[Set exercise]: Return only the lines from the top of the data down to the one that holds "0.24, 0.15, 0.1];", both included, without any pictures.

* begin *

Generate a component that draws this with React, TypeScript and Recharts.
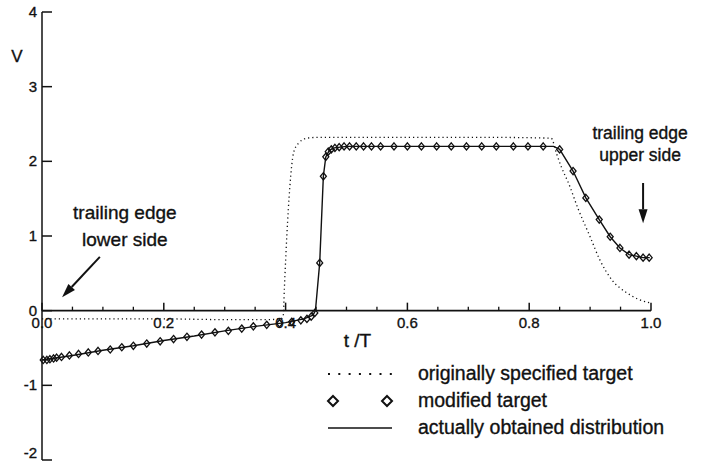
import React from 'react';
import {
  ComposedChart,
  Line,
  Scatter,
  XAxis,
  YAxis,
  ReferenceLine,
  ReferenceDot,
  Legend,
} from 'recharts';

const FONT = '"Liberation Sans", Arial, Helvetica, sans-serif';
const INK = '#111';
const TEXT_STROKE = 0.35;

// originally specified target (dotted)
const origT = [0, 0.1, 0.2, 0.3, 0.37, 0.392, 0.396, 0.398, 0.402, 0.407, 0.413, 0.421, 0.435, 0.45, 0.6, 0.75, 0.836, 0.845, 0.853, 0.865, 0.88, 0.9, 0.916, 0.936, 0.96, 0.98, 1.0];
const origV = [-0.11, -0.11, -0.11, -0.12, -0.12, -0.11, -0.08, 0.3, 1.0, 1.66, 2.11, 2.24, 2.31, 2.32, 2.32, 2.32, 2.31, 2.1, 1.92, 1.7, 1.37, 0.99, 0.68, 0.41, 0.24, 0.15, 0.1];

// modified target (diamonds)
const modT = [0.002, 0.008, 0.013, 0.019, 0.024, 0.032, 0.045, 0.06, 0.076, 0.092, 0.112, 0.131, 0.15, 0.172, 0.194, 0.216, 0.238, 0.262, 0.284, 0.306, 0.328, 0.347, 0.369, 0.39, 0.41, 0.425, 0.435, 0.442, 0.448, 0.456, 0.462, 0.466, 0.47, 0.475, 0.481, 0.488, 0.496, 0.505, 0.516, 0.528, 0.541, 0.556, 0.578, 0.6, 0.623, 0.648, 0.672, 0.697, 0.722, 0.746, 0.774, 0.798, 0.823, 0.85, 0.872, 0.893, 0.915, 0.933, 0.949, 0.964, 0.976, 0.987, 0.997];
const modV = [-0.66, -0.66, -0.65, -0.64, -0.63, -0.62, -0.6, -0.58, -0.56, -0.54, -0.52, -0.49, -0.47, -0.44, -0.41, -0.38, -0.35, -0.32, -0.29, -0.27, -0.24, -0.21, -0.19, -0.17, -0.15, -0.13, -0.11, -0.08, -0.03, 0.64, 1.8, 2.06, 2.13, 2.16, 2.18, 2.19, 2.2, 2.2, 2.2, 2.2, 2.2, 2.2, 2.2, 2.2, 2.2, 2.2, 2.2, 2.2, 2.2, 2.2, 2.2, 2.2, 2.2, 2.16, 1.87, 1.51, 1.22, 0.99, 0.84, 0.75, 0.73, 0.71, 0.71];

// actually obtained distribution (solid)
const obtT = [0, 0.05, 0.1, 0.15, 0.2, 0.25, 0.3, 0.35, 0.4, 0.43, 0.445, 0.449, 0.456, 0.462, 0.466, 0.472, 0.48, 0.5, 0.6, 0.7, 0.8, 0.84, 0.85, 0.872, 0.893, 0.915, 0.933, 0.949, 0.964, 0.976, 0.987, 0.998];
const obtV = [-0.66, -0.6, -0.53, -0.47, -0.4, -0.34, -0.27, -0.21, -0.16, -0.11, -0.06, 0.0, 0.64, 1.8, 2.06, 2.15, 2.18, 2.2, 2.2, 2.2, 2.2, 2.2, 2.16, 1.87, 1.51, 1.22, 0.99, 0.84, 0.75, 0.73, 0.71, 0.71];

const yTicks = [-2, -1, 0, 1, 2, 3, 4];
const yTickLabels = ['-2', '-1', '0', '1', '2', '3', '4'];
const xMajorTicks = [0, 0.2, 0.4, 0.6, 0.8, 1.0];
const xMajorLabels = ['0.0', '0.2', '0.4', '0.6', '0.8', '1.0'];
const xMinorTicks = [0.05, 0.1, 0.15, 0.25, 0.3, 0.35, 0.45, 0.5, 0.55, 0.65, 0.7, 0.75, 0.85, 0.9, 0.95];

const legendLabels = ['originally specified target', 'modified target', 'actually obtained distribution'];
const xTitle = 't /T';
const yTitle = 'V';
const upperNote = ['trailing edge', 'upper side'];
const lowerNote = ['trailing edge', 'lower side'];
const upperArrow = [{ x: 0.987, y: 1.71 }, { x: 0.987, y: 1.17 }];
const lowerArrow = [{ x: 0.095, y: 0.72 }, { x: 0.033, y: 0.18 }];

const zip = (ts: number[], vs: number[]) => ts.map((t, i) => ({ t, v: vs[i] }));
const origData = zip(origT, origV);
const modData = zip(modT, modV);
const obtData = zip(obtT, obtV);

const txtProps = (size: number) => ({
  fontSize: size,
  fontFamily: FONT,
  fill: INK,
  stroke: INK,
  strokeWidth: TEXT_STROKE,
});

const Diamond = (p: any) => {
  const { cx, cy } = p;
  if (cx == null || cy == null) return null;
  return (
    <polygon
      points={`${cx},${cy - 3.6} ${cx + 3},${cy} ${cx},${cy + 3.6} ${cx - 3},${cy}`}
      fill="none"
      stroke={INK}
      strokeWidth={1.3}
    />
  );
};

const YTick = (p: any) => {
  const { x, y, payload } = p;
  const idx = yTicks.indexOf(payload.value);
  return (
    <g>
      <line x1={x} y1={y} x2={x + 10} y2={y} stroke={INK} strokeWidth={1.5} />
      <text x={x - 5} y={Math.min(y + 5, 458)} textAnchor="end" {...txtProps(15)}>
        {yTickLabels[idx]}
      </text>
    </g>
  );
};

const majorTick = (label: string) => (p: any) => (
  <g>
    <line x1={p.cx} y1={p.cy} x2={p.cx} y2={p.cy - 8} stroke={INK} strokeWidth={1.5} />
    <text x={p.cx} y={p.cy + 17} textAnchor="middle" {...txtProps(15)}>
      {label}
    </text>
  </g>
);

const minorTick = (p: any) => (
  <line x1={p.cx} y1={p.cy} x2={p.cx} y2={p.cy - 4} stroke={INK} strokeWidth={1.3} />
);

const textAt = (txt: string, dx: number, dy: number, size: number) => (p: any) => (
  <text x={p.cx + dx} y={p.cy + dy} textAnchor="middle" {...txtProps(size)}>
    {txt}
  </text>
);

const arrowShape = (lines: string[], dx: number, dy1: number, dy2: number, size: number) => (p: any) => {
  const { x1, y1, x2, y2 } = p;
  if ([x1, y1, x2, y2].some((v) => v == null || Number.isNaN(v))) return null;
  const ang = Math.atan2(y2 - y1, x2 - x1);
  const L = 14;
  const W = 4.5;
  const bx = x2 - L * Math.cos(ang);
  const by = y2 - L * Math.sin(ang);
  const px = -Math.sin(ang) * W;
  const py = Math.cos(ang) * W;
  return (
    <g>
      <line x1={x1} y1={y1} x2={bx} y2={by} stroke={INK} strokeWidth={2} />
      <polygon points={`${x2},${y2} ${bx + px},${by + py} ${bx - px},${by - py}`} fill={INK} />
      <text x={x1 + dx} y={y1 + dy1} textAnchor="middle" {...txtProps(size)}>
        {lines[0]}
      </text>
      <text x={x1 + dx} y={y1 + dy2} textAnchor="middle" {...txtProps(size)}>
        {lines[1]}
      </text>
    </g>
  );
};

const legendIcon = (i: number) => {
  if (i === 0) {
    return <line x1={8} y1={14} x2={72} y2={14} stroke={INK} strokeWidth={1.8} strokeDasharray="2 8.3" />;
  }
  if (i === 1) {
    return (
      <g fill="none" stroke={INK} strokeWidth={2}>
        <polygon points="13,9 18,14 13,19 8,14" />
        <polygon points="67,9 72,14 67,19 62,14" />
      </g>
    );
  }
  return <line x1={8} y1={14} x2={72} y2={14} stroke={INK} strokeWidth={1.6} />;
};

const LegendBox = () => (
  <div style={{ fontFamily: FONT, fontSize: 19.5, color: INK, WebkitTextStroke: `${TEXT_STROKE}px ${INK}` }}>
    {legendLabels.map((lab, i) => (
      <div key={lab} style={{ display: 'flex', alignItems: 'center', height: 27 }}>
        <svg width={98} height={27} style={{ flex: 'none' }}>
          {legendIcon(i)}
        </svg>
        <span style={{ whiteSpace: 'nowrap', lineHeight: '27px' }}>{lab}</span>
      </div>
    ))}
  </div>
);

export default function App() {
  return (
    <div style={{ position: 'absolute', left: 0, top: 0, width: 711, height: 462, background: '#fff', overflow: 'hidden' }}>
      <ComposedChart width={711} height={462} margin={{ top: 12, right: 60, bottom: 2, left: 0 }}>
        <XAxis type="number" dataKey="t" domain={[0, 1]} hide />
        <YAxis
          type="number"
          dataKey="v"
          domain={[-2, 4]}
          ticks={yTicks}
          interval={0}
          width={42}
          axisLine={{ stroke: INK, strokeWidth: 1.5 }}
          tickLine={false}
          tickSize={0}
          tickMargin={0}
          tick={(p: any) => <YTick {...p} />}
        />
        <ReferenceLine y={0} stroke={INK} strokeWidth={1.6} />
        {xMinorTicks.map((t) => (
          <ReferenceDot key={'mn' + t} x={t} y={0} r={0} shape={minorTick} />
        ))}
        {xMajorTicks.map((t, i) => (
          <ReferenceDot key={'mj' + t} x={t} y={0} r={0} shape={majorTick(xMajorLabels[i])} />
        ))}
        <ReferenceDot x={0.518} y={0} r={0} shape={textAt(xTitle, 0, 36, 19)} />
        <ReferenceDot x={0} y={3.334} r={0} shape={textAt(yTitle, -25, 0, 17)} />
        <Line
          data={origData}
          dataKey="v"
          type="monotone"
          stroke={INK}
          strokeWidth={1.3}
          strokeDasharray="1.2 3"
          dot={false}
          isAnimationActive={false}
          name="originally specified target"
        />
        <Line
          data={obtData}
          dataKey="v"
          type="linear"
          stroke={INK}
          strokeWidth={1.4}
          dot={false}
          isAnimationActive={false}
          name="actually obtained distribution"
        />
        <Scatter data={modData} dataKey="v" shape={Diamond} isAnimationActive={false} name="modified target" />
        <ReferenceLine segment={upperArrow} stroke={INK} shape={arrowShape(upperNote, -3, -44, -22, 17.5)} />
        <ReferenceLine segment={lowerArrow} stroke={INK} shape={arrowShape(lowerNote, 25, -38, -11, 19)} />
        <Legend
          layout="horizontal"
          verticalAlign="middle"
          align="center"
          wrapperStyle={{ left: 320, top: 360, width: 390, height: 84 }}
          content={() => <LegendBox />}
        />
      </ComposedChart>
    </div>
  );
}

* end *

[Answer]:
Generate a component that draws this with React, TypeScript and Recharts.
import React from 'react';
import {
  ComposedChart,
  Line,
  Scatter,
  XAxis,
  YAxis,
  ReferenceLine,
  ReferenceDot,
  Legend,
} from 'recharts';

const FONT = '"Liberation Sans", Arial, Helvetica, sans-serif';
const INK = '#111';
const TEXT_STROKE = 0.35;

// originally specified target (dotted)
const origT = [0, 0.1, 0.2, 0.3, 0.37, 0.392, 0.396, 0.398, 0.402, 0.407, 0.413, 0.421, 0.435, 0.45, 0.6, 0.75, 0.836, 0.845, 0.853, 0.865, 0.88, 0.9, 0.916, 0.936, 0.96, 0.98, 1.0];
const origV = [-0.11, -0.11, -0.11, -0.12, -0.12, -0.11, -0.08, 0.3, 1.0, 1.66, 2.11, 2.24, 2.31, 2.32, 2.32, 2.32, 2.31, 2.1, 1.92, 1.7, 1.37, 0.99, 0.68, 0.41, 0.24, 0.15, 0.1];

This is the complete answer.